Umwelt nimmt hohen Stellenwert ein

Für Dr. Jürgen Rothert, einem der drei Geschäftsführer der Tierarztpraxis Agroprax in Ankum bei Osanbrück, ist die reine tierärztliche Arbeit nur ein kleiner Teil seiner Tätigkeit. „Wir arbeiten rund um die Kuh“, ist seine Devise. Die übliche tierärztliche Arbeit, darunter auch Trächtigkeitsuntersuchung oder die Behandlung einzelner Tiere sowie die dazugehörige Dokumentation, machen nur rund ein Drittel seiner Arbeit aus. Einen weitaus größeren Stellenwert räumt er der Umwelt der Tiere ein. Dazu gehören die Fütterungs- und Futteranalyse ebenso wie die Arbeitsorganisation von der Fütterung bis hin zum Melken. Auch Stall- und Arbeitsplanungen erstellt er mit Betriebsleitern und Herdenmanagern. Das Ziel ist eine gesunde Herde mit hoher Leistung.

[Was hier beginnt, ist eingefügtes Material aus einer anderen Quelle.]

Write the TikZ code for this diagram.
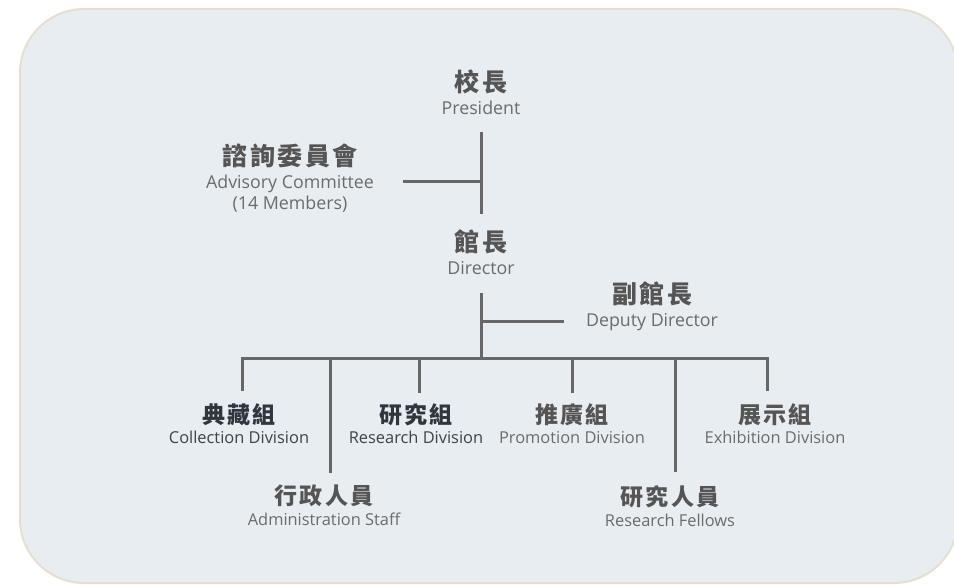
\documentclass[tikz,border=0pt]{standalone}
\usepackage{fontspec}
\setmainfont{Open Sans}
\newfontfamily\zhfont{Noto Sans CJK TC}
\definecolor{bgc}{HTML}{E8EDF1}
\definecolor{bdc}{HTML}{E6DFD1}
\definecolor{lnc}{HTML}{676767}
\definecolor{zhc}{HTML}{555555}
\definecolor{enc}{HTML}{6B6B6B}
\definecolor{dkc}{HTML}{30353F}
\definecolor{dke}{HTML}{3D424C}
\newcommand\topzh[1]{{\zhfont\bfseries\fontsize{25}{23}\selectfont\addfontfeature{LetterSpace=10}#1}}
\newcommand\botzh[1]{{\zhfont\bfseries\fontsize{23}{20.5}\selectfont\addfontfeature{LetterSpace=9}#1}}
\begin{document}
\begin{tikzpicture}[x=1pt,y=-1pt,
  ln/.style={draw=lnc, line width=3pt},
  toplab/.style={align=center, inner sep=0pt, anchor=base, text=zhc, font=\fontsize{17.8}{23}\selectfont},
  botlab/.style={align=center, inner sep=0pt, anchor=base, text=zhc, font=\fontsize{16.4}{20.5}\selectfont}]
\useasboundingbox (0,0) rectangle (954,585);
\draw[fill=bgc, draw=bdc, line width=2pt, rounded corners=64pt] (20,9) rectangle (958,583);

% labels
\node[toplab] (pres) at (481,115) {\topzh{校長}\\\textcolor{enc}{President}};
\node[toplab] (adv) at (290,210) {\topzh{諮詢委員會}\\\textcolor{enc}{Advisory Committee}\\[-2pt]\textcolor{enc}{(14 Members)}};
\node[toplab] (dir) at (481,275) {\topzh{館長}\\\textcolor{enc}{Director}};
\node[toplab] (dep) at (652,327) {\topzh{副館長}\\\textcolor{enc}{Deputy Director}};

\node[botlab, text=dkc] (col) at (239,444) {\botzh{典藏組}\\\textcolor{dke}{Collection Division}};
\node[botlab, text=dkc] (res) at (416,444) {\botzh{研究組}\\\textcolor{dke}{Research Division}};
\node[botlab] (pro) at (572,444) {\botzh{推廣組}\\\textcolor{enc}{Promotion Division}};
\node[botlab] (exh) at (775,444) {\botzh{展示組}\\\textcolor{enc}{Exhibition Division}};
\node[botlab] (adm) at (324,525) {\botzh{行政人員}\\\textcolor{enc}{Administration Staff}};
\node[botlab] (fel) at (670,526) {\botzh{研究人員}\\\textcolor{enc}{Research Fellows}};

% junction coordinates
\coordinate (advj) at (481,182);
\coordinate (advend) at (403,182);
\coordinate (depj) at (481,322);
\coordinate (depend) at (564,322);
\coordinate (bus) at (481,359);
\coordinate (dcol) at (242,391);
\coordinate (dres) at (419,393);
\coordinate (dpro) at (572,393);
\coordinate (dexh) at (767,391);
\coordinate (dadm) at (330,473);
\coordinate (dfel) at (675,472);

% connectors
\draw[ln] (pres.south |- 0,132) -- (dir.north |- 0,214);
\draw[ln] (advend) -- (advj);
\draw[ln] (dir.south |- 0,293) -- (bus);
\draw[ln] (depj) -- (depend);
\draw[ln] (dcol) -- (dcol |- bus) -- (dexh |- bus) -- (dexh);
\draw[ln] (dres |- bus) -- (dres);
\draw[ln] (dpro |- bus) -- (dpro);
\draw[ln] (dadm |- bus) -- (dadm);
\draw[ln] (dfel |- bus) -- (dfel);
\end{tikzpicture}
\end{document}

Routinebesuche und Schwachstellenanalyse

Auf dem Betrieb von Ludger Engeln, einem Milchviehbetrieb mit rund 150 Milchkühen steht ein Routinebesuch an. „Einmal im Monat kommt Jürgen Rothert oder einer seiner Kollegen auf den Betrieb“, erklärt Engeln. Dann werden Trächtigkeitsuntersuchungen gemacht, anschließend folgt immer ein Hofrundgang. Während des Rundgangs schauen sich Tierarzt und Landwirt alle Bereiche und Tiergruppen gemeinsam an, um auch kleine Schwachstellen zu finden. Danach setzen sie sich zusammen und besprechen alle Auffälligkeiten und auch die Ergebnisse der jüngsten Futteranalysen und Milchleistungsprüfungen. „Wenn Arbeit und Technologie stimmen und wenn der Mensch alles richtig macht, werden die Tiere nicht krank. Oder anders rum: Wenn in der Herde etwas außerhalb der Norm liegt, seien es Aborte, Ketosen oder Leistungsparameter, hat der Mensch etwas falsch gemacht und diese Fehler müssen wir schnell finden“, sagt Rothert. „Alle wesentlichen Dinge, die man am Tier beobachten kann, werden soweit runtergebrochen, dass man sie in ein Raster bringen und so beurteilen kann und das bringen wir den Landwirten bei“, erklärt der Tierarzt. „Wir müssen alles tun, damit die Tiere gesund bleiben“, sagt Rothert, „kranke Tiere sind nicht akzeptabel, nicht aus ökonomischer Sicht und schon gar nicht aus Sicht des Tierschutzes“, so sein Fazit.